Entertainment

MTV's New Show Is 'My Super Sweet 16' Meets Prom

by Alaina Urquhart-White

Maybe it is because I am what's considered an "older millennial," but I simply can't understand the phenomenon that is the promposal trend. I just can't imagine having to go through all of the trouble that high school students go through today for potential prom dates. But, not having to go through it and just watching makes it a lot more fun. Luckily, MTV's new reality series, appropriately titled Promposal, follows high school students as they prepare to pull off elaborate asks-to-prom. The show is sort of My Super Sweet 16 meets prom and the premiere episode starts off with a seriously involved promposal setup.

The first episode focuses on high school junior Destini and her plan to ask her boyfriend Damon to prom in a way that will (according to Destini) show all of the girls in her class that he is her man. She comes up with, and actually pulls off, an extravagant pep rally devoted solely to asking him to prom. She has a drumline, cheerleaders, the school dance team, and the entire junior class in attendance. Meanwhile she sings a song to her beloved and then asks him to prom, as banners reading "PROM?" fall from the gymnasium rafters. I can safely say that my high school boyfriend put next to zero effort into his prom invitation. Hell, my husband's marriage proposal wasn't even that flashy.

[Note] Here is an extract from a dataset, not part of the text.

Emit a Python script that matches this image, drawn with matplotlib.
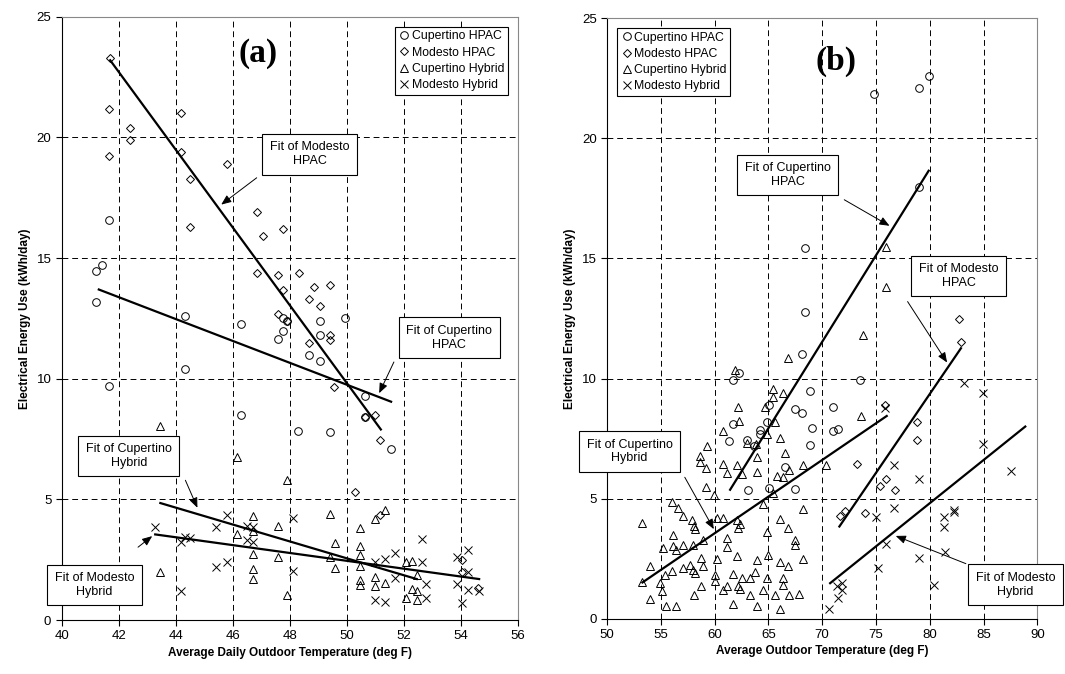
import numpy as np
import matplotlib.pyplot as plt

plt.rcParams['font.family'] = ['Liberation Sans', 'DejaVu Sans']

# ---- panel (a): daily data ----
a_cup_hpac_t = [41.65, 41.4, 41.2, 41.2, 44.33, 46.3, 47.75, 47.9, 47.77, 47.6, 49.05, 49.05, 49.93,
                48.67, 49.05, 44.33, 41.65, 50.65, 46.3, 48.3, 49.4, 50.65, 51.55]
a_cup_hpac_e = [16.6, 14.7, 14.45, 13.2, 12.6, 12.25, 12.5, 12.4, 12.0, 11.65, 12.4, 11.8, 12.5,
                11.0, 10.75, 10.4, 9.7, 9.3, 8.5, 7.85, 7.8, 8.4, 7.1]
a_mod_hpac_t = [41.7, 41.65, 44.18, 42.38, 42.38, 41.65, 44.18, 44.5, 45.8, 44.5, 46.86, 47.06, 47.77,
                46.86, 47.58, 48.32, 47.77, 48.85, 49.4, 48.67, 49.05, 47.58, 47.9, 48.67, 49.4,
                49.4, 49.57, 50.65, 51.0, 51.18, 50.28, 51.18, 54.06, 54.06, 54.6]
a_mod_hpac_e = [23.3, 21.2, 21.0, 20.4, 19.9, 19.25, 19.4, 18.3, 18.9, 16.3, 16.9, 15.9, 16.2,
                14.4, 14.3, 14.4, 13.7, 13.8, 13.9, 13.3, 13.0, 12.7, 12.4, 11.5, 11.8,
                11.6, 9.65, 8.4, 8.5, 7.45, 5.3, 4.35, 2.5, 2.0, 1.35]
a_cup_hyb_t = [43.46, 46.16, 47.9, 49.4, 51.35, 51.0, 50.48, 46.7, 47.6, 46.7, 46.16, 49.6, 50.48,
               50.48, 46.7, 47.6, 49.4, 50.48, 52.1, 52.3, 49.6, 46.7, 46.7, 43.46, 51.0, 51.35,
               52.46, 50.48, 50.48, 51.0, 52.3, 52.46, 52.1, 52.46, 47.9]
a_cup_hyb_e = [8.05, 6.75, 5.8, 4.4, 4.55, 4.2, 3.8, 4.3, 3.9, 3.7, 3.55, 3.2, 3.05,
               2.7, 2.75, 2.6, 2.6, 2.25, 2.4, 2.45, 2.15, 2.1, 1.7, 2.0, 1.8, 1.55,
               1.85, 1.65, 1.45, 1.4, 1.3, 1.2, 0.9, 0.85, 1.05]
a_mod_hyb_t = [43.28, 44.19, 44.33, 44.5, 44.19, 45.43, 45.8, 45.43, 45.8, 46.5, 46.7, 46.5, 46.7,
               48.1, 48.1, 51.0, 51.35, 51.7, 51.7, 51.0, 51.35, 52.64, 52.64, 52.8, 52.8, 53.88,
               54.27, 54.27, 53.88, 54.27, 54.65, 54.06]
a_mod_hyb_e = [3.85, 3.25, 3.45, 3.4, 1.2, 3.85, 4.35, 2.2, 2.4, 3.9, 3.85, 3.3, 3.25,
               4.25, 2.05, 2.4, 2.55, 2.8, 1.75, 0.85, 0.75, 3.35, 2.4, 1.5, 0.9, 2.6,
               2.9, 2.0, 1.5, 1.25, 1.2, 0.7]
a_fits = {'mod_hpac': ([41.7, 51.2], [23.2, 7.9]),
          'cup_hpac': ([41.3, 51.56], [13.7, 9.05]),
          'cup_hyb': ([43.46, 52.46], [4.85, 1.7]),
          'mod_hyb': ([43.28, 54.65], [3.55, 1.7])}

# ---- panel (b): average data ----
b_cup_hpac_t = [74.84, 78.96, 79.9, 78.96, 68.42, 68.42, 68.17, 73.53, 62.28, 61.75, 68.88, 65.1, 67.49,
                68.17, 71.05, 70.99, 71.43, 69.04, 64.91, 64.23, 64.23, 61.69, 61.38, 63.0, 63.7,
                68.88, 66.56, 63.15, 65.1, 67.49]
b_cup_hpac_e = [21.84, 22.1, 22.6, 17.98, 15.42, 12.78, 11.01, 9.94, 10.25, 9.94, 9.46, 8.9, 8.74,
                8.56, 8.83, 7.83, 7.89, 7.96, 8.17, 7.86, 7.7, 8.1, 7.38, 7.42, 7.17,
                7.24, 6.3, 5.34, 5.46, 5.39]
b_mod_hpac_t = [82.74, 82.9, 75.86, 78.8, 78.8, 73.22, 75.92, 75.4, 76.8, 71.67, 72.14, 73.94]
b_mod_hpac_e = [12.48, 11.54, 8.9, 8.21, 7.45, 6.45, 5.82, 5.53, 5.37, 4.26, 4.49, 4.4]
b_cup_hyb_t = [75.92, 75.92, 53.29, 56.02, 56.64, 57.04, 57.88, 58.09, 58.19, 56.17, 55.18, 56.17, 56.42,
               57.1, 57.97, 58.9, 54.0, 56.02, 57.1, 57.72, 58.03, 58.19, 58.71, 58.9, 54.93,
               55.09, 55.4, 54.0, 55.49, 56.42, 53.29, 58.09, 58.71, 59.27, 58.65, 58.65, 59.21,
               59.21, 59.95, 60.82, 60.82, 61.13, 62.06, 62.53, 62.22, 62.31, 61.91, 60.2, 60.82,
               62.06, 62.37, 62.22, 61.13, 61.13, 62.06, 60.2, 60.05, 60.05, 60.82, 61.13, 61.75,
               62.22, 62.37, 61.75, 63.3, 62.53, 63.3, 63.77, 63.92, 63.92, 63.92, 63.92, 63.86,
               64.7, 64.85, 65.47, 65.47, 66.4, 65.63, 66.09, 66.56, 65.78, 66.4, 66.87, 64.54,
               65.47, 64.85, 65.0, 64.54, 65.63, 66.09, 66.09, 66.78, 66.78, 66.4, 66.4, 66.87,
               66.09, 67.49, 67.49, 68.2, 68.2, 67.89, 68.2, 70.37, 66.81, 73.78, 73.6, 64.85, 62.99]
b_cup_hyb_e = [15.49, 13.8, 3.98, 4.84, 4.6, 4.26, 4.09, 3.84, 3.73, 3.47, 2.94, 3.01, 2.87,
               3.08, 3.08, 3.26, 2.18, 1.97, 2.11, 2.25, 2.04, 1.9, 2.52, 2.18, 1.48,
               1.14, 1.83, 0.83, 0.54, 0.54, 1.51, 1.0, 1.37, 7.17, 6.78, 6.54, 6.27,
               5.5, 5.16, 7.83, 6.43, 6.06, 6.38, 6.03, 8.8, 8.25, 10.36, 4.19, 4.19,
               4.12, 3.95, 3.77, 3.36, 2.98, 2.62, 2.48, 1.83, 1.55, 1.21, 1.37, 1.87,
               1.37, 1.23, 0.62, 1.0, 1.69, 1.69, 1.93, 0.54, 2.45, 6.75, 6.1, 7.28,
               8.83, 7.68, 9.55, 9.21, 9.41, 8.21, 7.54, 6.89, 5.96, 5.92, 6.2, 4.78,
               5.23, 3.63, 2.66, 1.21, 0.98, 4.17, 2.38, 3.77, 2.18, 1.69, 1.39, 0.98,
               0.4, 3.29, 3.05, 4.56, 2.48, 1.04, 6.41, 6.38, 10.87, 11.81, 8.44, 1.69, 7.33]
b_mod_hyb_t = [83.15, 84.95, 84.95, 87.55, 75.86, 76.64, 78.96, 76.64, 75.02, 81.29, 81.29, 82.22,
               82.22, 75.92, 78.96, 81.44, 75.15, 80.42, 70.68, 71.43, 71.83, 71.83, 71.36]
b_mod_hyb_e = [9.83, 9.39, 7.27, 6.13, 8.76, 6.41, 5.81, 4.6, 4.22, 4.23, 3.8, 4.53,
               4.44, 3.12, 2.52, 2.76, 2.11, 1.41, 0.4, 0.86, 1.48, 1.18, 1.35]
b_fits = {'cup_hpac': ([61.44, 79.9], [5.37, 18.65]),
          'mod_hpac': ([71.6, 82.9], [3.84, 11.26]),
          'cup_hyb': ([53.29, 76.0], [1.51, 8.44]),
          'mod_hyb': ([70.74, 88.88], [1.48, 8.0])}

labels = ['Cupertino HPAC', 'Modesto HPAC', 'Cupertino Hybrid', 'Modesto Hybrid']
mk = dict(linestyle='none', markerfacecolor='none', markeredgecolor='black',
          color='black', markeredgewidth=0.7)


def draw(ax, series, fits, notes, tag, tagpos, legloc, xlim, xstep, xlabel):
    shapes = [('o', 5.5), ('D', 4.0), ('^', 5.5), ('x', 6.0)]
    for (t, e), (m, s), lab in zip(series, shapes, labels):
        ax.plot(t, e, marker=m, markersize=s, label=lab, **mk)
    for xs, ys in fits.values():
        ax.plot(xs, ys, color='black', lw=1.6)
    for txt, cen, tail, head in notes:
        ax.text(cen[0], cen[1], txt, ha='center', va='center', fontsize=9,
                bbox=dict(boxstyle='square,pad=0.6', fc='white', ec='black', lw=0.8), zorder=5)
        ax.annotate('', xy=head, xytext=tail,
                    arrowprops=dict(arrowstyle='-|>,head_width=0.25,head_length=0.6',
                                    color='black', lw=0.7), zorder=4)
    ax.text(tagpos[0], tagpos[1], tag, ha='center', va='center', fontsize=24,
            fontweight='bold', family='Liberation Serif')
    ax.set_xlim(*xlim)
    ax.set_ylim(0, 25)
    ax.set_xticks(np.arange(xlim[0], xlim[1] + 0.1, xstep))
    ax.set_yticks(np.arange(0, 26, 5))
    ax.grid(True, color='black', linestyle=(0, (6, 4)), lw=0.7)
    ax.tick_params(labelsize=9.5, direction='out', length=4)
    for sp in ax.spines.values():
        sp.set_color('#888888')
    ax.spines['left'].set_color('black')
    ax.spines['bottom'].set_color('black')
    ax.set_xlabel(xlabel, fontsize=8.5, fontweight='bold', labelpad=3)
    ax.set_ylabel('Electrical Energy Use (kWh/day)', fontsize=8.5, fontweight='bold')
    leg = ax.legend(loc=legloc, fontsize=8.8, handletextpad=0.1, handlelength=1.0,
                    borderpad=0.3, labelspacing=0.35, fancybox=False, edgecolor='black',
                    framealpha=1, borderaxespad=0.8)
    leg.get_frame().set_linewidth(0.8)


fig = plt.figure(figsize=(10.65, 6.74), dpi=100)
ax1 = fig.add_axes([0.058, 0.080, 0.428, 0.895])
ax2 = fig.add_axes([0.570, 0.082, 0.404, 0.891])

draw(ax1,
     [(a_cup_hpac_t, a_cup_hpac_e), (a_mod_hpac_t, a_mod_hpac_e),
      (a_cup_hyb_t, a_cup_hyb_e), (a_mod_hyb_t, a_mod_hyb_e)],
     a_fits,
     [('Fit of Modesto\nHPAC', (48.7, 19.3), (46.92, 18.4), (45.52, 17.15)),
      ('Fit of Cupertino\nHPAC', (53.6, 11.7), (51.7, 10.8), (51.1, 9.3)),
      ('Fit of Cupertino\nHybrid', (42.35, 6.8), (44.3, 5.9), (44.8, 4.55)),
      ('Fit of Modesto\nHybrid', (41.15, 1.45), (42.6, 2.95), (43.25, 3.55))],
     '(a)', (46.9, 23.5), 'upper right', (40, 56), 2,
     'Average Daily Outdoor Temperature (deg F)')

draw(ax2,
     [(b_cup_hpac_t, b_cup_hpac_e), (b_mod_hpac_t, b_mod_hpac_e),
      (b_cup_hyb_t, b_cup_hyb_e), (b_mod_hyb_t, b_mod_hyb_e)],
     b_fits,
     [('Fit of Cupertino\nHPAC', (66.8, 18.47), (71.83, 17.5), (76.48, 16.3)),
      ('Fit of Modesto\nHPAC', (82.68, 14.27), (77.8, 13.3), (81.75, 10.57)),
      ('Fit of Cupertino\nHybrid', (52.1, 6.96), (57.1, 5.99), (60.05, 3.63)),
      ('Fit of Modesto\nHybrid', (87.95, 1.41), (83.6, 2.25), (76.6, 3.49))],
     '(b)', (71.3, 23.2), 'upper left', (50, 90), 5,
     'Average Outdoor Temperature (deg F)')

fig.savefig('out.png', dpi=100)
plt.close(fig)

I am tempted to say that, back in my day, things were much simpler. You see, the earliest that I can remember even seeing something resembling a promposal was freshman year of college during the first season of Laguna Beach in 2004. I remember all of my friends and I being extremely confused when the cast went to great lengths to ask each other to the big dance. There were banners, flowers, and gorilla masks and none of us could relate to it at all. We assumed it was a California thing that us East Coasters just didn't understand.

And, it seems as if the trend didn't start much earlier than Laguna Beach popularized it. According to a Washington Post timeline of the "promposal," the earliest known usage of the term came in 2001, when the Dallas Morning News commented on the unique ways teens were asking each other to the dance.

Now, here we are in 2017 and if your prom invitation doesn't include a skywriter writing "PROM?" across the sky as your date sings a song that he wrote about you, then the whole event is considered a dud. Hasn't this got a little out of hand? Does a school dance really warrant this kind of thing? After all, if you end up getting married later, won't your proposal possibly be kind of disappointing in comparison without the banners, cheerleaders, and school dance team? It just seems like a lot of unnecessary pressure at a time when there is already enough pressure on high school students.

Regardless of your opinion on promposals, they are definitely fascinating. Check out MTV's newest series Promposal airing on Sundays to see the lengths that students go to for their prom dates.